All of the lines below are to be printed again exactly; images are excluded from the output.

◆ Dataset section:
========

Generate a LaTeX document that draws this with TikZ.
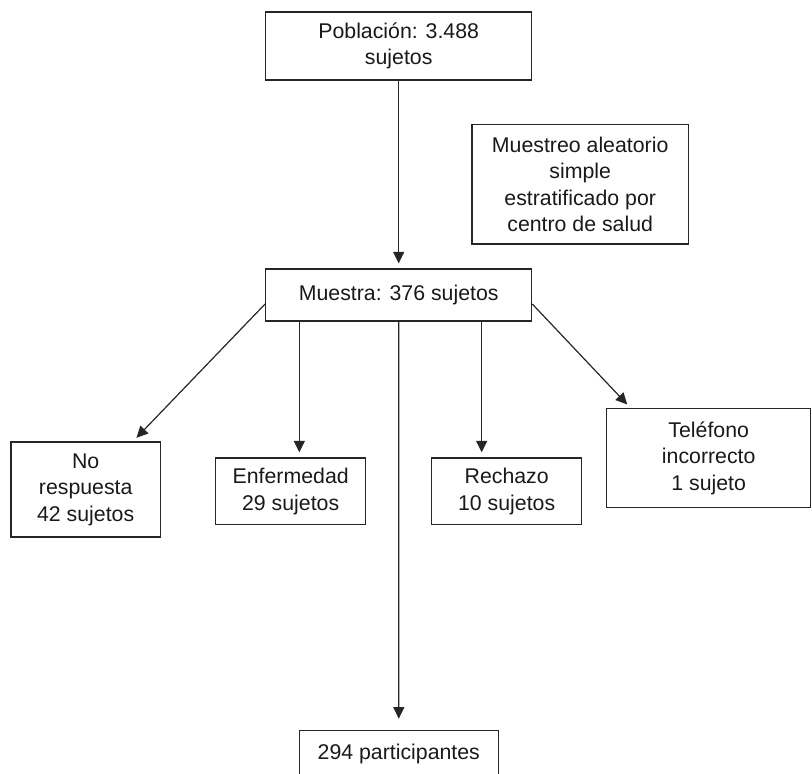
\documentclass[tikz,border=0pt]{standalone}
\usepackage{fontspec}
\setmainfont{Liberation Sans}
\usetikzlibrary{arrows.meta}
\begin{document}
\begin{tikzpicture}[x=1pt,y=-1pt,
  box/.style={draw=black!85, line width=1.2pt, align=center, inner sep=0pt,
    font=\fontsize{21.3}{26.5}\selectfont, text=black!90},
  arr/.style={draw=black!85, line width=1.2pt, -{Triangle[length=11.5pt,width=11pt]}, shorten >=5pt}]
\useasboundingbox (0,0) rectangle (812,774);
\node[box, minimum width=266pt, minimum height=68pt] (pob) at (398.7,46) {Población: 3.488\\sujetos};
\node[box, minimum width=216.3pt, minimum height=119.3pt] (mst) at (580.2,184.3) {Muestreo aleatorio\\simple\\estratificado por\\centro de salud};
\node[box, minimum width=266pt, minimum height=52pt] (mue) at (398.7,295) {Muestra: 376 sujetos};
\node[box, minimum width=149.3pt, minimum height=95pt] (nor) at (85.7,489.5) {No\\respuesta\\42 sujetos};
\node[box, minimum width=150pt, minimum height=66.7pt] (enf) at (290.7,491.3) {Enfermedad\\29 sujetos};
\node[box, minimum width=150pt, minimum height=66.7pt] (rec) at (506.7,491.3) {Rechazo\\10 sujetos};
\node[box, minimum width=204pt, minimum height=99pt] (tel) at (708.7,458.2) {Teléfono\\incorrecto\\1 sujeto};
\node[box, minimum width=199pt, minimum height=48pt] (par) at (398.8,754.3) {294 participantes};
\draw[arr] (pob.south) -- (mue.north);
\draw[arr] ([yshift=-9pt]mue.west) -- ([xshift=47.3pt]nor.north);
\draw[arr] ([yshift=-9pt]mue.east) -- ([xshift=-78pt]tel.north);
\draw[arr] (mue.south -| enf.north) ++(8.6,0) coordinate (e1) -- (e1 |- enf.north);
\draw[arr] (mue.south -| rec.north) ++(-25,0) coordinate (r1) -- (r1 |- rec.north);
\draw[arr, shorten >=11pt] (mue.south) -- (par.north);
\end{tikzpicture}
\end{document}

========

◆ Correct output:
Generate a LaTeX document that draws this with TikZ.
\documentclass[tikz,border=0pt]{standalone}
\usepackage{fontspec}
\setmainfont{Liberation Sans}
\usetikzlibrary{arrows.meta}
\begin{document}
\begin{tikzpicture}[x=1pt,y=-1pt,
  box/.style={draw=black!85, line width=1.2pt, align=center, inner sep=0pt,
    font=\fontsize{21.3}{26.5}\selectfont, text=black!90},
  arr/.style={draw=black!85, line width=1.2pt, -{Triangle[length=11.5pt,width=11pt]}, shorten >=5pt}]
\useasboundingbox (0,0) rectangle (812,774);
\node[box, minimum width=266pt, minimum height=68pt] (pob) at (398.7,46) {Población: 3.488\\sujetos};
\node[box, minimum width=216.3pt, minimum height=119.3pt] (mst) at (580.2,184.3) {Muestreo aleatorio\\simple\\estratificado por\\centro de salud};
\node[box, minimum width=266pt, minimum height=52pt] (mue) at (398.7,295) {Muestra: 376 sujetos};
\node[box, minimum width=149.3pt, minimum height=95pt] (nor) at (85.7,489.5) {No\\respuesta\\42 sujetos};
\node[box, minimum width=150pt, minimum height=66.7pt] (enf) at (290.7,491.3) {Enfermedad\\29 sujetos};
\node[box, minimum width=150pt, minimum height=66.7pt] (rec) at (506.7,491.3) {Rechazo\\10 sujetos};
\node[box, minimum width=204pt, minimum height=99pt] (tel) at (708.7,458.2) {Teléfono\\incorrecto\\1 sujeto};
\node[box, minimum width=199pt, minimum height=48pt] (par) at (398.8,754.3) {294 participantes};
\draw[arr] (pob.south) -- (mue.north);
\draw[arr] ([yshift=-9pt]mue.west) -- ([xshift=47.3pt]nor.north);
\draw[arr] ([yshift=-9pt]mue.east) -- ([xshift=-78pt]tel.north);
\draw[arr] (mue.south -| enf.north) ++(8.6,0) coordinate (e1) -- (e1 |- enf.north);
\draw[arr] (mue.south -| rec.north) ++(-25,0) coordinate (r1) -- (r1 |- rec.north);
\draw[arr, shorten >=11pt] (mue.south) -- (par.north);
\end{tikzpicture}
\end{document}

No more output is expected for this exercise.